Imagine if going for a bicycle ride also meant facing prejudice and threats. If trying to become a competitive cyclist meant doing something few if any had done before. If where you rode there were no bike shops, so every item you needed had to be imported.
This is what members of the Afghan National Women’s Cycling Team face.
Afghanistan is a country that is often sadly in the news for all the wrong reasons, but it’s also a country that is changing, growing and evolving, with attitudes to women in particular gradually shifting for the better.
Afghan Cycles is a short film by LET MEDIA, a documentary film production company with a strong focus on storytelling. It follows four women from the fledgling Team, focussing on their training, their lives, and the barriers they face every day – barriers they are working to break down.

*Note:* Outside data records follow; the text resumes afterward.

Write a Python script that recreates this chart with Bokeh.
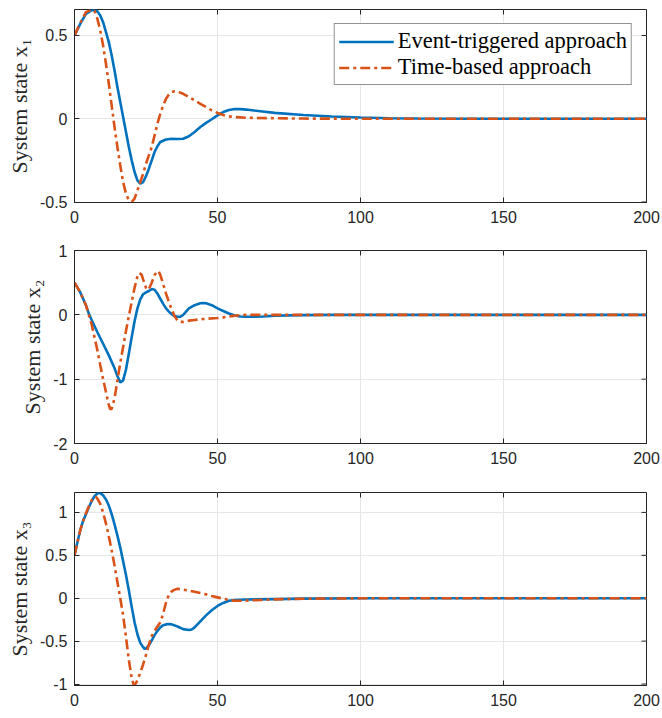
from bokeh.plotting import figure
from bokeh.layouts import column
from bokeh.models import (FixedTicker, CustomJSTickFormatter, Legend, LegendItem, Range1d)
from bokeh.embed import file_html
from bokeh.resources import INLINE

# ---------------- data ----------------
t1_evt = [0, 2, 4, 6, 7, 8, 9, 10, 11, 12, 13, 14, 15, 16, 17, 18, 19, 20, 21, 22, 23, 24, 25, 26, 27, 28, 29, 30,
          32, 34, 36, 38, 40, 42, 44, 46, 48, 50, 52, 54, 56, 58, 60, 65, 70, 80, 90, 100, 110, 120, 140, 160, 180, 200]
x1_evt = [0.5, 0.57, 0.63, 0.652, 0.653, 0.645, 0.62, 0.58, 0.52, 0.46, 0.38, 0.29, 0.19, 0.10, 0.01, -0.08, -0.17,
          -0.25, -0.32, -0.37, -0.39, -0.38, -0.345, -0.30, -0.25, -0.20, -0.165, -0.14,
          -0.125, -0.12, -0.122, -0.12, -0.105, -0.08, -0.05, -0.025, -0.003, 0.02, 0.04, 0.052, 0.058, 0.058, 0.055,
          0.045, 0.035, 0.022, 0.013, 0.007, 0.003, 0.001, 0.0, 0.0, 0.0, 0.0]

t1_time = [0, 2, 4, 6, 7, 8, 9, 10, 11, 12, 13, 14, 15, 16, 17, 18, 19, 20, 21, 22, 23, 24, 25, 26, 27, 28, 29, 30,
           31, 32, 33, 34, 35, 36, 38, 40, 42, 44, 46, 48, 50, 52, 54, 56, 60, 70, 80, 100, 200]
x1_time = [0.5, 0.575, 0.64, 0.655, 0.648, 0.60, 0.53, 0.44, 0.33, 0.21, 0.08, -0.05, -0.17, -0.28, -0.38, -0.45,
           -0.49, -0.5, -0.48, -0.43, -0.38, -0.33, -0.27, -0.22, -0.17, -0.10, -0.03, 0.03,
           0.08, 0.12, 0.145, 0.16, 0.165, 0.163, 0.15, 0.13, 0.11, 0.09, 0.07, 0.05, 0.035, 0.022, 0.014, 0.01,
           0.006, 0.003, 0.001, 0.0, 0.0]

t2_evt = [0, 2, 4, 5, 6, 8, 10, 12, 14, 15, 16, 17, 18, 19, 20, 21, 22, 23, 24, 25, 26, 27, 28, 29, 30, 31, 32, 33,
          34, 35, 36, 37, 38, 39, 40, 42, 44, 45, 46, 48, 50, 52, 54, 56, 58, 60, 63, 66, 70, 75, 80, 90, 100, 200]
x2_evt = [0.5, 0.35, 0.15, 0.02, -0.08, -0.27, -0.45, -0.63, -0.83, -0.95, -1.05, -1.02, -0.85, -0.6, -0.35, -0.1,
          0.1, 0.24, 0.32, 0.35, 0.37, 0.40, 0.39, 0.33, 0.25, 0.17, 0.10, 0.05,
          0.01, -0.02, -0.03, -0.03, 0.0, 0.05, 0.10, 0.15, 0.18, 0.185, 0.18, 0.15, 0.10, 0.06, 0.02, -0.01, -0.025,
          -0.03, -0.03, -0.025, -0.015, -0.008, -0.004, -0.001, 0.0, 0.0]

t2_time = [0, 2, 4, 5, 6, 7, 8, 9, 10, 11, 12, 12.5, 13, 14, 15, 16, 17, 18, 19, 20, 21, 22, 22.8, 23.5, 24, 25,
           25.5, 26, 27, 28, 29, 29.5, 30, 31, 32, 33, 34, 35, 36, 37, 38, 40, 42, 45, 50, 52, 55, 58, 60, 200]
x2_time = [0.5, 0.35, 0.15, 0.0, -0.15, -0.35, -0.55, -0.78, -1.0, -1.2, -1.4, -1.47, -1.46, -1.3, -1.02, -0.75,
           -0.5, -0.25, -0.02, 0.2, 0.42, 0.6, 0.65, 0.62, 0.55, 0.42,
           0.39, 0.40, 0.50, 0.62, 0.68, 0.67, 0.62, 0.48, 0.33, 0.20, 0.08, -0.02, -0.09, -0.11, -0.11, -0.09, -0.08,
           -0.065, -0.05, -0.04, -0.02, -0.005, 0.0, 0.0]

t3_evt = [0, 1, 2, 3, 4, 5, 6, 7, 8, 8.5, 9, 10, 11, 12, 13, 14, 15, 16, 17, 18, 19, 20, 21, 22, 23, 24, 24.5, 25,
          26, 27, 28, 29, 30, 31, 32, 33, 34, 36, 38, 40, 41, 42, 44, 46, 48, 50, 52, 54, 56, 60, 70, 80, 100, 200]
x3_evt = [0.5, 0.65, 0.79, 0.9, 0.98, 1.06, 1.13, 1.19, 1.22, 1.23, 1.225, 1.2, 1.15, 1.08, 0.98, 0.86, 0.73, 0.59,
          0.43, 0.27, 0.09, -0.10, -0.28, -0.42, -0.52, -0.57, -0.59, -0.585,
          -0.55, -0.49, -0.43, -0.38, -0.34, -0.315, -0.305, -0.30, -0.305, -0.33, -0.36, -0.37, -0.365, -0.34,
          -0.27, -0.20, -0.14, -0.09, -0.055, -0.03, -0.02, -0.015, -0.01, -0.005, 0.0, 0.0]

t3_time = [0, 1, 2, 3, 4, 5, 6, 7, 7.5, 8, 9, 10, 11, 12, 13, 14, 15, 16, 17, 18, 19, 20, 20.7, 21.5, 22, 23, 24,
           25, 26, 27, 28, 29, 30, 31, 32, 33, 34, 35, 36, 37, 38, 40, 42, 44, 46, 48, 50, 52, 54, 56, 58, 60, 65,
           70, 80, 90, 100, 120, 200]
x3_time = [0.5, 0.65, 0.79, 0.9, 0.99, 1.07, 1.14, 1.18, 1.18, 1.16, 1.1, 1.0, 0.87, 0.72, 0.56, 0.38, 0.19, 0.0,
           -0.2, -0.45, -0.72, -0.93, -1.01, -0.99, -0.95, -0.87, -0.77,
           -0.66, -0.54, -0.44, -0.38, -0.33, -0.28, -0.18, -0.05, 0.04, 0.08, 0.10, 0.11, 0.105, 0.10, 0.09, 0.075,
           0.06, 0.045, 0.025, 0.01, -0.005, -0.02, -0.03, -0.03, -0.028, -0.02,
           -0.013, -0.006, -0.003, -0.001, 0.0, 0.0]

x_ticks = [0, 50, 100, 150, 200]
y_ticks = [[-0.5, 0, 0.5], [-2, -1, 0, 1], [-1, -0.5, 0, 0.5, 1]]
x_lim = (0, 200)
y_ranges = [(-0.503, 0.656), (-2, 1), (-1.017, 1.232)]
y_labels = ["System state x\u2081", "System state x\u2082", "System state x\u2083"]
legend_labels = ["Event-triggered approach", "Time-based approach"]

series = [(t1_evt, x1_evt, t1_time, x1_time),
          (t2_evt, x2_evt, t2_time, x2_time),
          (t3_evt, x3_evt, t3_time, x3_time)]

BLUE = "#0072BD"
ORANGE = "#D95319"
AX = "#262626"
fmt = CustomJSTickFormatter(code="return String(tick);")

FW, FH = 572, 193
TICK = 5
borders_top = [9, 10, 13]
borders_bottom = [38, 36, 32]

figs = []
for i in range(3):
    y0, y1 = y_ranges[i]
    p = figure(frame_width=FW, frame_height=FH, output_backend="svg", toolbar_location=None,
               x_range=Range1d(*x_lim), y_range=Range1d(y0, y1),
               min_border_left=74, min_border_right=16,
               min_border_top=borders_top[i], min_border_bottom=borders_bottom[i],
               background_fill_color="white", border_fill_color="white")
    p.outline_line_color = AX
    p.outline_line_width = 1

    p.xgrid.ticker = FixedTicker(ticks=x_ticks)
    p.ygrid.ticker = FixedTicker(ticks=y_ticks[i])
    p.grid.grid_line_color = "#e6e6e6"
    p.grid.grid_line_width = 1

    # inward tick marks on the top and right edges of the box
    dy = TICK * (y1 - y0) / FH
    dx = TICK * (x_lim[1] - x_lim[0]) / FW
    p.segment(x0=x_ticks, y0=[y1] * len(x_ticks), x1=x_ticks, y1=[y1 - dy] * len(x_ticks),
              line_color=AX, line_width=1)
    p.segment(x0=[x_lim[1]] * len(y_ticks[i]), y0=y_ticks[i], x1=[x_lim[1] - dx] * len(y_ticks[i]),
              y1=y_ticks[i], line_color=AX, line_width=1)

    te, ye, tt, yt = series[i]
    r1 = p.line(te, ye, line_color=BLUE, line_width=2.6)
    r2 = p.line(tt, yt, line_color=ORANGE, line_width=2.6, line_dash="10 4 3 4")

    for ax in (p.xaxis[0], p.yaxis[0]):
        ax.axis_line_color = AX
        ax.major_tick_line_color = AX
        ax.major_tick_in = TICK
        ax.major_tick_out = 0
        ax.minor_tick_line_color = None
        ax.major_label_text_font = "Liberation Sans"
        ax.major_label_text_font_size = "16px"
        ax.major_label_text_color = AX
        ax.formatter = fmt
    p.xaxis[0].ticker = FixedTicker(ticks=x_ticks)
    p.yaxis[0].ticker = FixedTicker(ticks=y_ticks[i])
    p.xaxis[0].major_label_standoff = 8
    p.yaxis[0].major_label_standoff = 7
    p.yaxis[0].axis_label = y_labels[i]
    p.yaxis[0].axis_label_text_font = "Liberation Serif"
    p.yaxis[0].axis_label_text_font_style = "normal"
    p.yaxis[0].axis_label_text_font_size = "22px"
    p.yaxis[0].axis_label_text_color = AX
    p.yaxis[0].axis_label_standoff = 5

    if i == 0:
        leg = Legend(items=[LegendItem(label=legend_labels[0], renderers=[r1]),
                            LegendItem(label=legend_labels[1], renderers=[r2])],
                     location="top_right")
        leg.margin = 14
        leg.padding = 4
        leg.spacing = 0
        leg.glyph_width = 55
        leg.glyph_height = 25
        leg.label_height = 25
        leg.label_standoff = 4
        leg.label_text_font = "Liberation Serif"
        leg.label_text_font_size = "22.5px"
        leg.label_text_color = "black"
        leg.border_line_color = AX
        leg.border_line_width = 1
        leg.background_fill_color = "white"
        leg.background_fill_alpha = 1
        p.add_layout(leg, "center")
    figs.append(p)

layout = column(*figs, spacing=0)
open("out.html", "w").write(file_html(layout, INLINE))
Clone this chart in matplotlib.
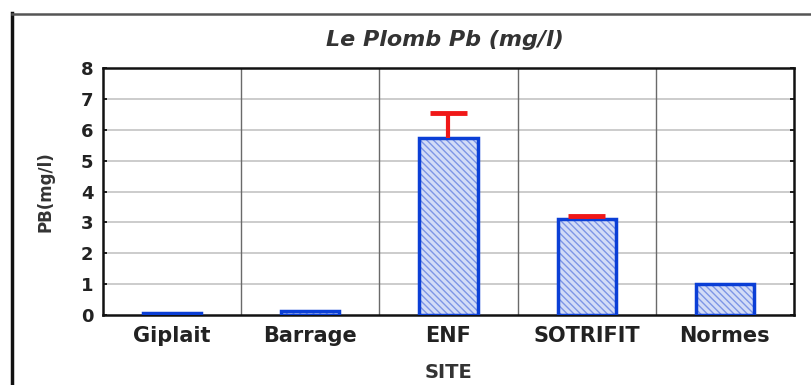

There are many obstacles that lie in their path, living in a country where the dominant view of the role, place and abilities of women is lesser to that of men. But there is also a massive cultural shift taking place, and these women represent hope for things to come; for a change in attitude, perception and opportunity.
The voices of the women themselves are joined by those of Parliamentary Member and Presidential hopeful Fawzia Koofi, Heather Barr from Human Rights Watch, and the President of the Afghan Olympic Committee.
The team are supported by the non-profit organisation Mountain2Mountain, which helps women in conflict zones globally. Mountain2Mountain have provided much needed cycling gear, and have worked to raise awareness and interest in what they are trying to achieve.
This inspirational piece of filmmaking is testament to the strength, courage and vision of these women and those who support them, and the power of the bicycle.
We can’t wait to see the full film, and we can’t wait to see what the future holds for the Afghan National Women’s Cycling Team.
The bicycle has done more to emancipate women than anything else in the world. It gives a woman a feeling of freedom and self-reliance. The moment she takes her seat she knows she can’t get into harm unless she gets off her bicycle, and away she goes, the picture of free, untrammelled womanhood.